In July of 2015, the District of Sechelt held a meeting with the Seawatch residents to discuss the findings of the hired experts. At that time, the residents were given the following information:
- Of all the options the most comprehensive solution would involve a combination of site dewatering, partial infrastructure replacement, and repairs to the existing roads. A site dewatering program would involve drilling several wells at different locations in the subdivision, and operating pumps on a continuous basis to remove groundwater.
- The total cost of these measures would be in the order of $10,000,000 (2015 dollars). However, there was no guarantee that these measures would work, so that even an expenditure of this magnitude might not produce a stable, long-term solution.
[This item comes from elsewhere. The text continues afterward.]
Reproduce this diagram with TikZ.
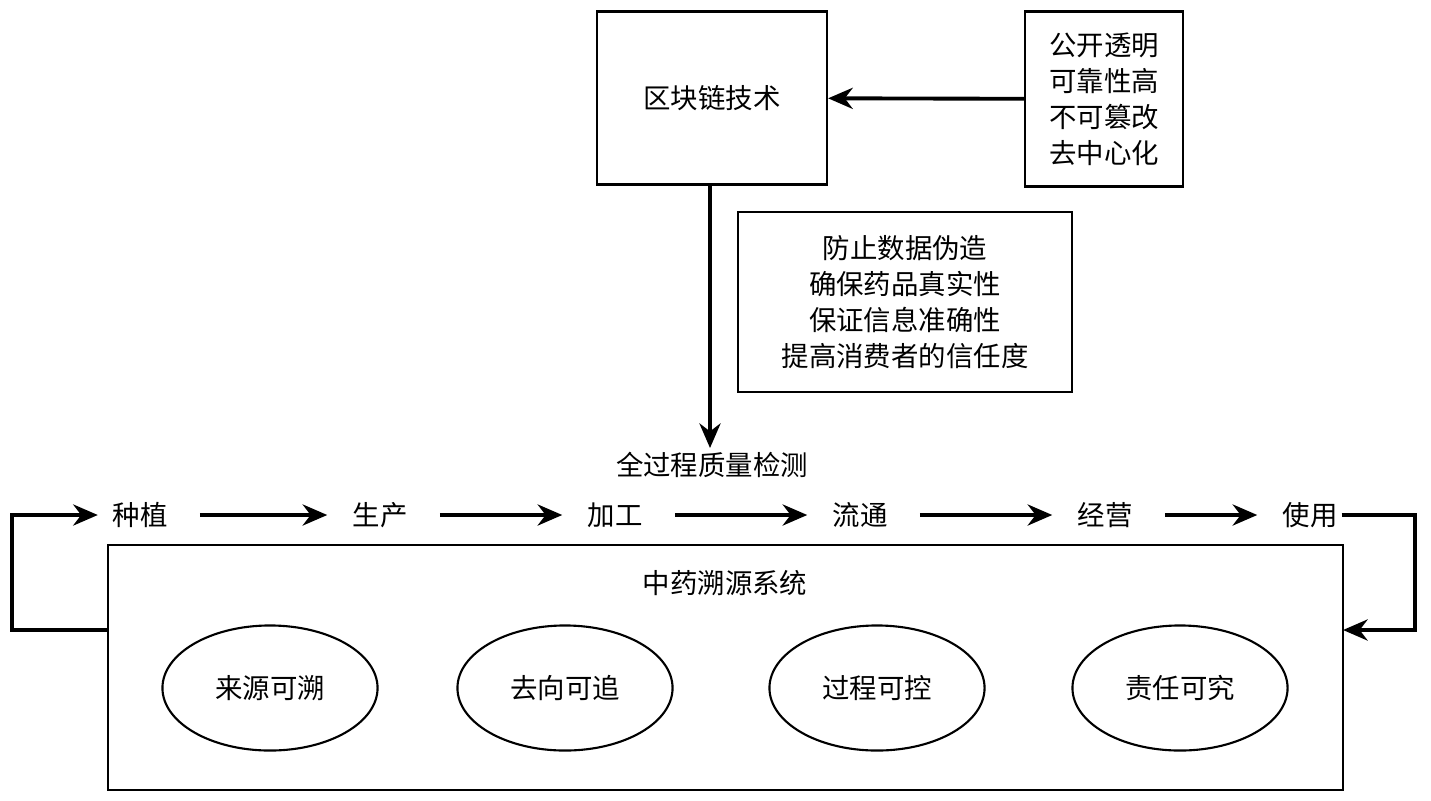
\documentclass[tikz,border=0pt]{standalone}
\usepackage{fontspec}
\setmainfont{Noto Sans CJK SC}
\usetikzlibrary{positioning,shapes.geometric,arrows.meta}
\tikzset{
box/.style={rectangle, draw=black, line width=0.6pt, align=center, font=\fontsize{7.8}{10.2}\selectfont},
stage/.style={inner sep=1pt, font=\fontsize{7.8}{9}\selectfont},
goal/.style={ellipse, draw=black, line width=0.6pt, minimum width=2.15cm, minimum height=1.25cm, font=\fontsize{7.8}{9}\selectfont},
arrow/.style={line width=1.1pt, -{Stealth[length=7pt,width=6pt]}}
}
\begin{document}
\begin{tikzpicture}[x=0.01cm,y=-0.01cm]
\useasboundingbox (0,0) rectangle (1431,800);
% top part
\node (chain) [box, minimum width=2.3cm, minimum height=1.73cm] at (712,98) {区块链技术};
\node (feat) [box, minimum width=1.58cm, minimum height=1.75cm, inner sep=2pt] at (1104,99) {公开透明\\可靠性高\\不可篡改\\去中心化};
\node (aim) [box, minimum width=3.34cm, minimum height=1.8cm] at (905,302) {防止数据伪造\\确保药品真实性\\保证信息准确性\\提高消费者的信任度};
\node (check) [stage] at (712,465) {全过程质量检测};
\draw [arrow] (feat) -- (chain);
\draw [arrow] (chain.south -| 710,0) -- (check.north -| 710,0);
% chain of stages
\node (s1) [stage] at (140,515) {种植};
\node (s2) [stage] at (380,515) {生产};
\node (s3) [stage] at (615,515) {加工};
\node (s4) [stage] at (860,515) {流通};
\node (s5) [stage] at (1105,515) {经营};
\node (s6) [stage] at (1310,515) {使用};
\foreach \a/\b in {s1/s2,s2/s3,s3/s4,s4/s5,s5/s6}
  \draw [arrow] ([xshift=8pt]\a.east) -- ([xshift=-6pt]\b.west);
% trace system
\node (sys) [box, minimum width=12.35cm, minimum height=2.45cm] at (725.5,667.5) {};
\node (title) [stage] at (725,583) {中药溯源系统};
\node (g1) [goal] at (270,688) {来源可溯};
\node (g2) [goal] at (565,688) {去向可追};
\node (g3) [goal] at (877,688) {过程可控};
\node (g4) [goal] at (1180,688) {责任可究};
\coordinate (lin) at (108,630);
\coordinate (rin) at (1343,630);
\draw [arrow] (lin) -- (12,630) -- (12,515) -- ([xshift=-3pt]s1.west);
\draw [arrow] (s6.east) -- (1415,515) -- (1415,630) -- (rin);
\end{tikzpicture}
\end{document}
- The District of Sechelt does not have $10,000,000 available to spend while attempting to recover the costs from the responsible parties. To borrow the money would require the assent of all the residents through a District-wide referendum or through an Alternative Approval Process. The principle and interest payments on a $10 million debt would be about $700,000 per year for 20 years. This would require an immediate 8.5% property tax increase.
The District of Sechelt informed the residents that it would not undertake the kind of repair and reconstruction program described above. Both representatives of the District of Sechelt and residents in the subdivision have contacted the Provincial Government on more than one occasion, and been advised that the Provincial Government will not assist as the situation does not qualify under the emergency response program.
The District of Sechelt will continue to hire professional engineers to monitor the roads and make those reports available directly to the Seawatch residents and, through the website, to the general public. The District of Sechelt will continue to act in the best interests of the municipality.